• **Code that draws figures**
┌────────

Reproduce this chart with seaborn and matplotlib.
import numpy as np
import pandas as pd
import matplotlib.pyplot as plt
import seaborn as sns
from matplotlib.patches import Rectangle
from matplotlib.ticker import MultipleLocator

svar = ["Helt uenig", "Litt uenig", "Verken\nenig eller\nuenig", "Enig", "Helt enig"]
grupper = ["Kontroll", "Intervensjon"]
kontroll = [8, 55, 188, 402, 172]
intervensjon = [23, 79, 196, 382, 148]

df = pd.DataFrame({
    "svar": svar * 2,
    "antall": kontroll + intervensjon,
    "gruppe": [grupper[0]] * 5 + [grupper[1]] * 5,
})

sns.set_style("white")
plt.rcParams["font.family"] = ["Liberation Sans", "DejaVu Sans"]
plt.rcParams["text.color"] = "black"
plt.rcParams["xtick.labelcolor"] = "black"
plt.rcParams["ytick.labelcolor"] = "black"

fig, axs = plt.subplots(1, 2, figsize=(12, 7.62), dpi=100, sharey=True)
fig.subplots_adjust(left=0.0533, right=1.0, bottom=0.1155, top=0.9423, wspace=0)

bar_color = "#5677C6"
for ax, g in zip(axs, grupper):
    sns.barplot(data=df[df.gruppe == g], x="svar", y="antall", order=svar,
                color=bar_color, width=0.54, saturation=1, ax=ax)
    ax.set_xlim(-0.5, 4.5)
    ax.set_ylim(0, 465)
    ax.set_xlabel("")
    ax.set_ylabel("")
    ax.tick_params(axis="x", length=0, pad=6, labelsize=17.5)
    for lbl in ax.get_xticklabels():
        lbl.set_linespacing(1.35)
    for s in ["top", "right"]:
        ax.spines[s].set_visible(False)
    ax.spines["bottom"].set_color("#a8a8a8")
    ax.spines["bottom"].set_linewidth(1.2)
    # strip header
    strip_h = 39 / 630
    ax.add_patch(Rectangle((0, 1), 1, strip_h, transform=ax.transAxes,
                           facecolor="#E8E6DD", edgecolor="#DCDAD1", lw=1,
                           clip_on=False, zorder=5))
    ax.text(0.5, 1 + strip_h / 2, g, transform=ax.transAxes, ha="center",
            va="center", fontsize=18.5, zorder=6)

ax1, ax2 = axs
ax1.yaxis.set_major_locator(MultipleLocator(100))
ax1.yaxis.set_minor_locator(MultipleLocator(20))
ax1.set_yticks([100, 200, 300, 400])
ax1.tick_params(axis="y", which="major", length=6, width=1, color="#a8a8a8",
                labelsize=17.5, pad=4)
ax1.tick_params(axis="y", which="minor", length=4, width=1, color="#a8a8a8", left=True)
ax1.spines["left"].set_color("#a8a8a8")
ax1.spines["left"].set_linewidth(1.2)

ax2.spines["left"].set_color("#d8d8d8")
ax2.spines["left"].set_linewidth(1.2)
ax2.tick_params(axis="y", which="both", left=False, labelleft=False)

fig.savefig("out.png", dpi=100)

└────────
┌────────

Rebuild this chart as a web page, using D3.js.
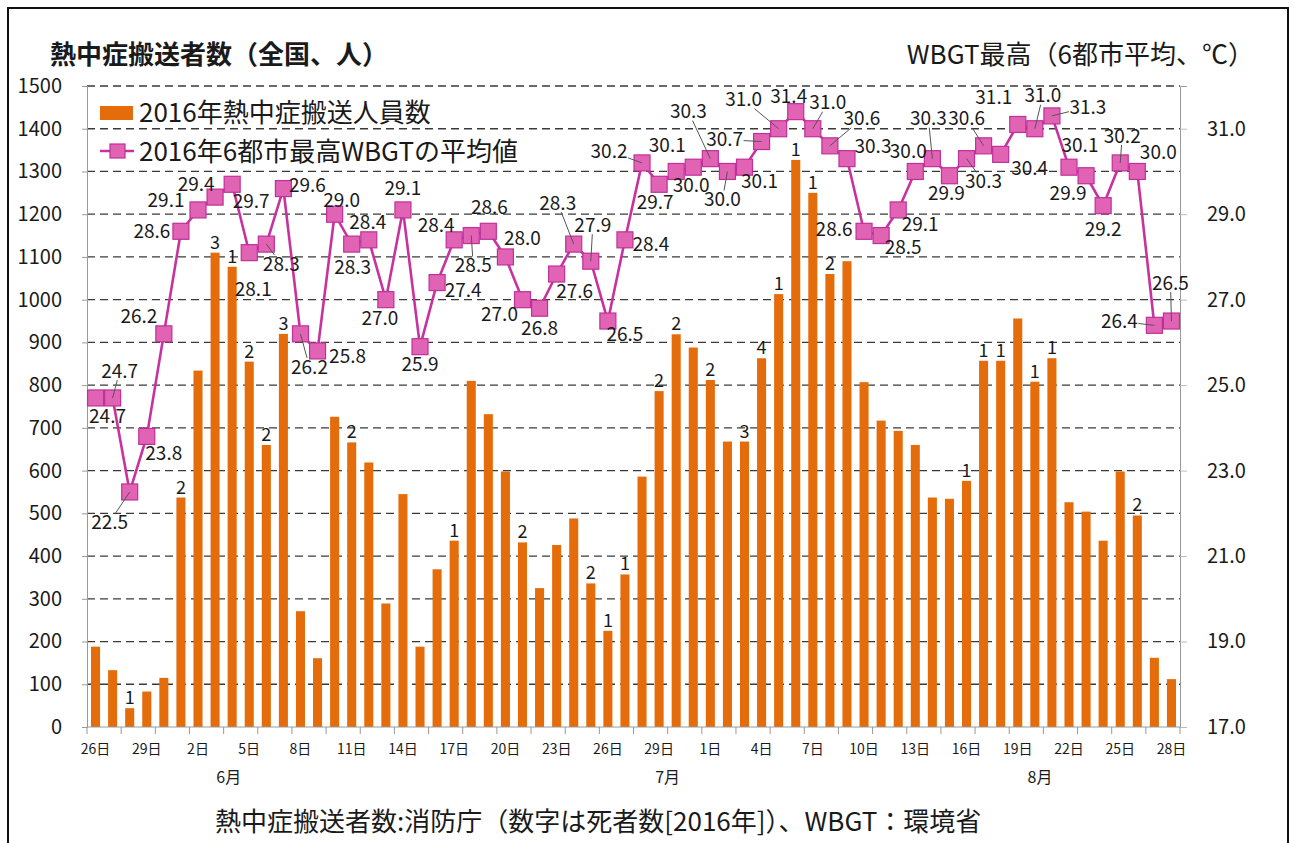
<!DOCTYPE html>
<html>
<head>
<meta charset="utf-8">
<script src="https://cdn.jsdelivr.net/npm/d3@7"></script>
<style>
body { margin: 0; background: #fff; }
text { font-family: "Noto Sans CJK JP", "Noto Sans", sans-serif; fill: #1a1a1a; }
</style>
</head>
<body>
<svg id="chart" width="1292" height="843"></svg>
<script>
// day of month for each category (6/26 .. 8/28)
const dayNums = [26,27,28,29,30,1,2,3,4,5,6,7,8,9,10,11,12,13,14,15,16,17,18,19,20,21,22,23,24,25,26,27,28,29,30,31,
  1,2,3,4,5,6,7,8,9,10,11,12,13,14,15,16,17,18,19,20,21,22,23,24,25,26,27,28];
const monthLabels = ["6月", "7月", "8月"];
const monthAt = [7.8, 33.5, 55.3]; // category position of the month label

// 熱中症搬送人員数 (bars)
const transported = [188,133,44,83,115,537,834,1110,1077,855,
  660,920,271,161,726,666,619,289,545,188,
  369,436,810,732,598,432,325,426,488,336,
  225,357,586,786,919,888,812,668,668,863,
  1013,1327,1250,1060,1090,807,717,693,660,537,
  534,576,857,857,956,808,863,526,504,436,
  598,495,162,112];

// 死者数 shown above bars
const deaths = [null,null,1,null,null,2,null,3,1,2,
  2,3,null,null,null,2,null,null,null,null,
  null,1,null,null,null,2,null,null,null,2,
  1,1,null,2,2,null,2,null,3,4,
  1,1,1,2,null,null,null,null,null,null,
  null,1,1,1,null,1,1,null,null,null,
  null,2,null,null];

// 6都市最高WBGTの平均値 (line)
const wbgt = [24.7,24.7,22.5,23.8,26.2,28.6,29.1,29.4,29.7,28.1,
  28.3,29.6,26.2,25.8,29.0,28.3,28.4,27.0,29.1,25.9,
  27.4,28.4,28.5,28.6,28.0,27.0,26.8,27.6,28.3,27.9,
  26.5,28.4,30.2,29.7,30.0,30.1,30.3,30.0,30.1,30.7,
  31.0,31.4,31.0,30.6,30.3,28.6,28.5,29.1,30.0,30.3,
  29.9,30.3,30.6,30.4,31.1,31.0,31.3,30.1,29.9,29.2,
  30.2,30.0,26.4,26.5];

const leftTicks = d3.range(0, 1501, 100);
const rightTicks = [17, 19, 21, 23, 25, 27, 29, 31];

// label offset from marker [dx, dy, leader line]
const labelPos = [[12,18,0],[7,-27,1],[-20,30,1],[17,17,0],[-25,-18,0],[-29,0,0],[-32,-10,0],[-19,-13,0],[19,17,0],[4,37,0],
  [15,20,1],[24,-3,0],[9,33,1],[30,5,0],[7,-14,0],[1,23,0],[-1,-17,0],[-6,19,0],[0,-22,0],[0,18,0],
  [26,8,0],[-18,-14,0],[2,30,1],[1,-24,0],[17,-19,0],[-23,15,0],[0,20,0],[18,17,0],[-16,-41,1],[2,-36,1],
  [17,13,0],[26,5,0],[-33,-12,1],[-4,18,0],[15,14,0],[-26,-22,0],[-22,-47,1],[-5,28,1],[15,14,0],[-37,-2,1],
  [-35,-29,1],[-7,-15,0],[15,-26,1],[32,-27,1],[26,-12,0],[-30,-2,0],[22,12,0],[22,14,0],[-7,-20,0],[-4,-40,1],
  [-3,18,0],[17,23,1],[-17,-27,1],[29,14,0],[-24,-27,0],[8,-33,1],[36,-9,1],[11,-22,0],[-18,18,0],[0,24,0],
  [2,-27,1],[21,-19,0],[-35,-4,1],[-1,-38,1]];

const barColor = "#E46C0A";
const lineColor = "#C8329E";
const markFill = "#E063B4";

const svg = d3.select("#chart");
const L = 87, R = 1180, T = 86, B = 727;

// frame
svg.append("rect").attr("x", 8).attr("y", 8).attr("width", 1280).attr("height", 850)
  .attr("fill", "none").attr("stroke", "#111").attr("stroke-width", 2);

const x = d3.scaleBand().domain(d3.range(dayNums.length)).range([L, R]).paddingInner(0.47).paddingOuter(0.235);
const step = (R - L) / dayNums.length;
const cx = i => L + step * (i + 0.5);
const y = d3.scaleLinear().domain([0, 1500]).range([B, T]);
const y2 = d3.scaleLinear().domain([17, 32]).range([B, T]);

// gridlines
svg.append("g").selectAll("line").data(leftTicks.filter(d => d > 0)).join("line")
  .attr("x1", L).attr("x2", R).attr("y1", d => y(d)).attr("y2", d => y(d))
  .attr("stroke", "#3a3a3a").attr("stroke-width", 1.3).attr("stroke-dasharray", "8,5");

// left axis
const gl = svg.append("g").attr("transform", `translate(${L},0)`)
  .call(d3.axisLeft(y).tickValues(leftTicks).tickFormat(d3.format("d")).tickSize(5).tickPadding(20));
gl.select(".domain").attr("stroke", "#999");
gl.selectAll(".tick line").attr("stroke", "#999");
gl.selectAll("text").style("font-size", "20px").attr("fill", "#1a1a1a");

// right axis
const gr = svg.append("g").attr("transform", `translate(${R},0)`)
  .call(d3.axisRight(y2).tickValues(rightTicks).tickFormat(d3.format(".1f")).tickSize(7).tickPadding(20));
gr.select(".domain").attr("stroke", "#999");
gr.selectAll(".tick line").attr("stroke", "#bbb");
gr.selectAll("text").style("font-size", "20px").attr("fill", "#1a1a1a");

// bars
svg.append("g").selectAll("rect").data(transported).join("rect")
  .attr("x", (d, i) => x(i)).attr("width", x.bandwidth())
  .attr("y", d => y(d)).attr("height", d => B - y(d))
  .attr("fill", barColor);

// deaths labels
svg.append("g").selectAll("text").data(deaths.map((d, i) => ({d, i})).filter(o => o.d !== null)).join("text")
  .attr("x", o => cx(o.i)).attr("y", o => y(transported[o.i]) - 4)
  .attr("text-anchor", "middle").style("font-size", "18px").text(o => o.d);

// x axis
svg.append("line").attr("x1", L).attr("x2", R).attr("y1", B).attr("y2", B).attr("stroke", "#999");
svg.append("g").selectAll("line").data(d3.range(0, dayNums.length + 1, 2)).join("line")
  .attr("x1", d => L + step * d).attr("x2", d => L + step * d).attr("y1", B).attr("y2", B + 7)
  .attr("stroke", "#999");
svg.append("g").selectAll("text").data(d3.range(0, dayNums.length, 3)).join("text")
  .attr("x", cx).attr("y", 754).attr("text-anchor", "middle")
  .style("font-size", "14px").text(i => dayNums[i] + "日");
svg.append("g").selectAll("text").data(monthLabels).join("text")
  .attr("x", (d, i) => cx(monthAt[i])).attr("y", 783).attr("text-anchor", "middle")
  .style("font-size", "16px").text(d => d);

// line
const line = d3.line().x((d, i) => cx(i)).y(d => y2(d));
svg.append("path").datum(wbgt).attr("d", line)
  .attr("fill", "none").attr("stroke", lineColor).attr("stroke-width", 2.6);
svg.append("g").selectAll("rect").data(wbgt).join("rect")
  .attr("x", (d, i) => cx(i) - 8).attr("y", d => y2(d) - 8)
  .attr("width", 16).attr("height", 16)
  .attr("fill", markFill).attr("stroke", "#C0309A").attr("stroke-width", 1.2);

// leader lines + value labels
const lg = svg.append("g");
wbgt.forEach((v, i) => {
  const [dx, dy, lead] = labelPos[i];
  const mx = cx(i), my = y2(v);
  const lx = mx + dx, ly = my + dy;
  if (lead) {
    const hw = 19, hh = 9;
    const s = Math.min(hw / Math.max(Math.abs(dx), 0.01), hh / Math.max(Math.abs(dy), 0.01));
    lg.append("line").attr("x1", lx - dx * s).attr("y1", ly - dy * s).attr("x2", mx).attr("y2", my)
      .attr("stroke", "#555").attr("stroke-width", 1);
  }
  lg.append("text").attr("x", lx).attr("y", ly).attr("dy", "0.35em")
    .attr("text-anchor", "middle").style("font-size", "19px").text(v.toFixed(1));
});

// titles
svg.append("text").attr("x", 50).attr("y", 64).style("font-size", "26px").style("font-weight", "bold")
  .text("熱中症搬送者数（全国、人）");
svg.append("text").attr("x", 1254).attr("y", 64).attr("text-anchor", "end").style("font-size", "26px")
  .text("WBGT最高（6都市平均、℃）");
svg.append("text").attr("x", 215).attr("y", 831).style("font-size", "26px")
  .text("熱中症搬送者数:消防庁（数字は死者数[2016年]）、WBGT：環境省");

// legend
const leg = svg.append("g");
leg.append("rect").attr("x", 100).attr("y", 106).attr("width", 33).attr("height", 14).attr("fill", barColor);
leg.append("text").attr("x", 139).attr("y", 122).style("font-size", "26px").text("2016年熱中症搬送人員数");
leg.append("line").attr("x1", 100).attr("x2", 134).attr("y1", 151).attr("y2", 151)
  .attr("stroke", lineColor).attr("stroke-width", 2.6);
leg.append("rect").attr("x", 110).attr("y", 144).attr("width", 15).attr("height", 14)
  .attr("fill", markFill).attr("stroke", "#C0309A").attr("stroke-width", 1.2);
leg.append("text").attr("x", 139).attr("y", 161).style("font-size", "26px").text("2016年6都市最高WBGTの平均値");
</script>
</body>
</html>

└────────
┌────────

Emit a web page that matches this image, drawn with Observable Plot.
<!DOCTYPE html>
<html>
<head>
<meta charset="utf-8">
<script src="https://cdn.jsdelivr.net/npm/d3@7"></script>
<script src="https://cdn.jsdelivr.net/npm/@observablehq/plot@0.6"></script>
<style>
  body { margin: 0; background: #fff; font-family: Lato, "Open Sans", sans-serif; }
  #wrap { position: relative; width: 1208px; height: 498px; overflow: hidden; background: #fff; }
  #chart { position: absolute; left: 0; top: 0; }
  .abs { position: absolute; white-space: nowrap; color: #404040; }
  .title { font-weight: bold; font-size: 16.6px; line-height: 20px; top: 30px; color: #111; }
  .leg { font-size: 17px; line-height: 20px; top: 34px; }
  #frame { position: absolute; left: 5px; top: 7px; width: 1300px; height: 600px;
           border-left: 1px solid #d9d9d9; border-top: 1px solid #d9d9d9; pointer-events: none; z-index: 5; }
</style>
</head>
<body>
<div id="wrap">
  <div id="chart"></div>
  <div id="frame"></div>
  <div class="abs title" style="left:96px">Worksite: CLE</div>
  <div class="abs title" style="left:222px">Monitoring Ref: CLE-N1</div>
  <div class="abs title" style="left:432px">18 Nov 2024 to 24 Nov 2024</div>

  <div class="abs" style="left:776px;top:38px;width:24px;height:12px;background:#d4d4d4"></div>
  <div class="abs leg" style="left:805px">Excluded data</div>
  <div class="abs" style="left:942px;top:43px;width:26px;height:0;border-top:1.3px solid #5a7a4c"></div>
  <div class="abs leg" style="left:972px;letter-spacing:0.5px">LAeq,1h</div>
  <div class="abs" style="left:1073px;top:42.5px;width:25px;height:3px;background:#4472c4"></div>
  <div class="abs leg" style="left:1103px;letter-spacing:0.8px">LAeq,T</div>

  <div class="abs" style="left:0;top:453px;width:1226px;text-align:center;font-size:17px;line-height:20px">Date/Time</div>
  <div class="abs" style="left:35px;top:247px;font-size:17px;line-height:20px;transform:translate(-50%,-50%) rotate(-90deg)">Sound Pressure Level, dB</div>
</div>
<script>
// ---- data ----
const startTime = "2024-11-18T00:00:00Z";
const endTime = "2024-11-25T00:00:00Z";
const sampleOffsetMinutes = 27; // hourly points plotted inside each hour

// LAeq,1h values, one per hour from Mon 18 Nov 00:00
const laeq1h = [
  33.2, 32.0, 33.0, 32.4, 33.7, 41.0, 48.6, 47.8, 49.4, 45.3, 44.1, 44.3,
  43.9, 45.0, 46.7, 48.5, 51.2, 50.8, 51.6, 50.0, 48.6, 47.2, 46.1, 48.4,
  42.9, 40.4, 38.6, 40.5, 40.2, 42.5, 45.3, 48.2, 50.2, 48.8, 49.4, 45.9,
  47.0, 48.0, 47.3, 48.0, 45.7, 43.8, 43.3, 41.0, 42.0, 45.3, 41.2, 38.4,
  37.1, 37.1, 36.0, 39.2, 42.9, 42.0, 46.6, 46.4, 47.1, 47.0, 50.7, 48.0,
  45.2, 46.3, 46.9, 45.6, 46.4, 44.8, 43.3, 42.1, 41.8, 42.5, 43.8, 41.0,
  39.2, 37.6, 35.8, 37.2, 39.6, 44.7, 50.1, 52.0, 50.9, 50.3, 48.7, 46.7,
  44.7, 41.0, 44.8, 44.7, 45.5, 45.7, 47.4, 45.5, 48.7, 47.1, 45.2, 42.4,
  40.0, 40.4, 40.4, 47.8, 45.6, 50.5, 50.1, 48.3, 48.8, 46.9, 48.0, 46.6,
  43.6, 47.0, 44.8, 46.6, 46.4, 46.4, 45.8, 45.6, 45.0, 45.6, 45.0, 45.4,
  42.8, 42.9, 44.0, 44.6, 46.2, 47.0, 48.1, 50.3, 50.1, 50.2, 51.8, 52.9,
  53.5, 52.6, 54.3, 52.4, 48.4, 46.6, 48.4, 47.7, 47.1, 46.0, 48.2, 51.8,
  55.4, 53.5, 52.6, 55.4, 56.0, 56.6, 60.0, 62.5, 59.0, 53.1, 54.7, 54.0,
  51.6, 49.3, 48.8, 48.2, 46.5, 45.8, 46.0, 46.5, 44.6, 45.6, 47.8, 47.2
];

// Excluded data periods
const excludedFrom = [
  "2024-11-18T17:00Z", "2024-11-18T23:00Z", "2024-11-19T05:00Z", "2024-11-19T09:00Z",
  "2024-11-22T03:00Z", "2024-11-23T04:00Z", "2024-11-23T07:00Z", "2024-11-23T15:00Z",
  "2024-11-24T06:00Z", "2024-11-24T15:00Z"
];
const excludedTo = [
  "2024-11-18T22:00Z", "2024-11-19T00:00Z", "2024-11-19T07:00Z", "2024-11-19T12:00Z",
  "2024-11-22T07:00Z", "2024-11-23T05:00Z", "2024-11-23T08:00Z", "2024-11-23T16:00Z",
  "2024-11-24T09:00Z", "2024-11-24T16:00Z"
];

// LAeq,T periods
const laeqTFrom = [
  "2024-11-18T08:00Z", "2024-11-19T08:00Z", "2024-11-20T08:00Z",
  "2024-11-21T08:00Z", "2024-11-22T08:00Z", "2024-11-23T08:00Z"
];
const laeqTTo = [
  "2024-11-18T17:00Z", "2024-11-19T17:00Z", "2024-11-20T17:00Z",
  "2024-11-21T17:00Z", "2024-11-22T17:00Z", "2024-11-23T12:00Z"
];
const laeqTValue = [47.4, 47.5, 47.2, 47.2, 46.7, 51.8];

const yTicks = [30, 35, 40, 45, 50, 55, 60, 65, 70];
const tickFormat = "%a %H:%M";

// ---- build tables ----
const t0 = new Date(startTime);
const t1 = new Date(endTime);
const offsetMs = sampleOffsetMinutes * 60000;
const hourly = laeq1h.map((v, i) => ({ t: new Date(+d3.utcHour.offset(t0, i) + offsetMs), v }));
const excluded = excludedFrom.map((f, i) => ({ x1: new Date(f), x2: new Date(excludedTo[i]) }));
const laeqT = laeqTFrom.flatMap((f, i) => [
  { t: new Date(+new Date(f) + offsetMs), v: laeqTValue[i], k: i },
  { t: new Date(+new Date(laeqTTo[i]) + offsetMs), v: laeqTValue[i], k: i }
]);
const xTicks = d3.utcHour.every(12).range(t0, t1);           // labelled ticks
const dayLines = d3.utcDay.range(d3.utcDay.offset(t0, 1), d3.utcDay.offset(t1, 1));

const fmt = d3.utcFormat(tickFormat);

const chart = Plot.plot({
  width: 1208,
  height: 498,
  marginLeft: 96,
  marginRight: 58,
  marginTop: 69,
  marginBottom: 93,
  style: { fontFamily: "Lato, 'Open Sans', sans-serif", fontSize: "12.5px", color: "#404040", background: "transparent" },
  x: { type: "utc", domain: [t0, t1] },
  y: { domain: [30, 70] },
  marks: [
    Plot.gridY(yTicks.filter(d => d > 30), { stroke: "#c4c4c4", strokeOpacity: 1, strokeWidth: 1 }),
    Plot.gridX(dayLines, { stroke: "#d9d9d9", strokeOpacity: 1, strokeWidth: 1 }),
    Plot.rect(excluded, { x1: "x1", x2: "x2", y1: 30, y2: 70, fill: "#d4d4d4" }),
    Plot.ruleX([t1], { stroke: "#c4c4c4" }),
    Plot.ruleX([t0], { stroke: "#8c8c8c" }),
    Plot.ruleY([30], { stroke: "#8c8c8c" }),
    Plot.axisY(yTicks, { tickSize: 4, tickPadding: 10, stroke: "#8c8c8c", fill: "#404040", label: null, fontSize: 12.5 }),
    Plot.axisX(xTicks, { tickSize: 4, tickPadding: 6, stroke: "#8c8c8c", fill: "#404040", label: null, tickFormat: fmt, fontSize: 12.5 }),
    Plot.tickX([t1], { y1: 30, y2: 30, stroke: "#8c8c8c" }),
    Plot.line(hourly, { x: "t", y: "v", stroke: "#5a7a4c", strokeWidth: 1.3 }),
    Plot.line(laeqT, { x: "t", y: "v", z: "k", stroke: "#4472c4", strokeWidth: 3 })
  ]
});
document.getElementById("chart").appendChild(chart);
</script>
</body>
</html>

└────────

• **What needs to be done**
Print exactly the lines from the line with "Reproduce this chart" to the line with "bottom=0.1155, top=0.9423, wspace=0)", both included, and nothing else.

• **Answer to this exercise**
Reproduce this chart with seaborn and matplotlib.
import numpy as np
import pandas as pd
import matplotlib.pyplot as plt
import seaborn as sns
from matplotlib.patches import Rectangle
from matplotlib.ticker import MultipleLocator

svar = ["Helt uenig", "Litt uenig", "Verken\nenig eller\nuenig", "Enig", "Helt enig"]
grupper = ["Kontroll", "Intervensjon"]
kontroll = [8, 55, 188, 402, 172]
intervensjon = [23, 79, 196, 382, 148]

df = pd.DataFrame({
    "svar": svar * 2,
    "antall": kontroll + intervensjon,
    "gruppe": [grupper[0]] * 5 + [grupper[1]] * 5,
})

sns.set_style("white")
plt.rcParams["font.family"] = ["Liberation Sans", "DejaVu Sans"]
plt.rcParams["text.color"] = "black"
plt.rcParams["xtick.labelcolor"] = "black"
plt.rcParams["ytick.labelcolor"] = "black"

fig, axs = plt.subplots(1, 2, figsize=(12, 7.62), dpi=100, sharey=True)
fig.subplots_adjust(left=0.0533, right=1.0, bottom=0.1155, top=0.9423, wspace=0)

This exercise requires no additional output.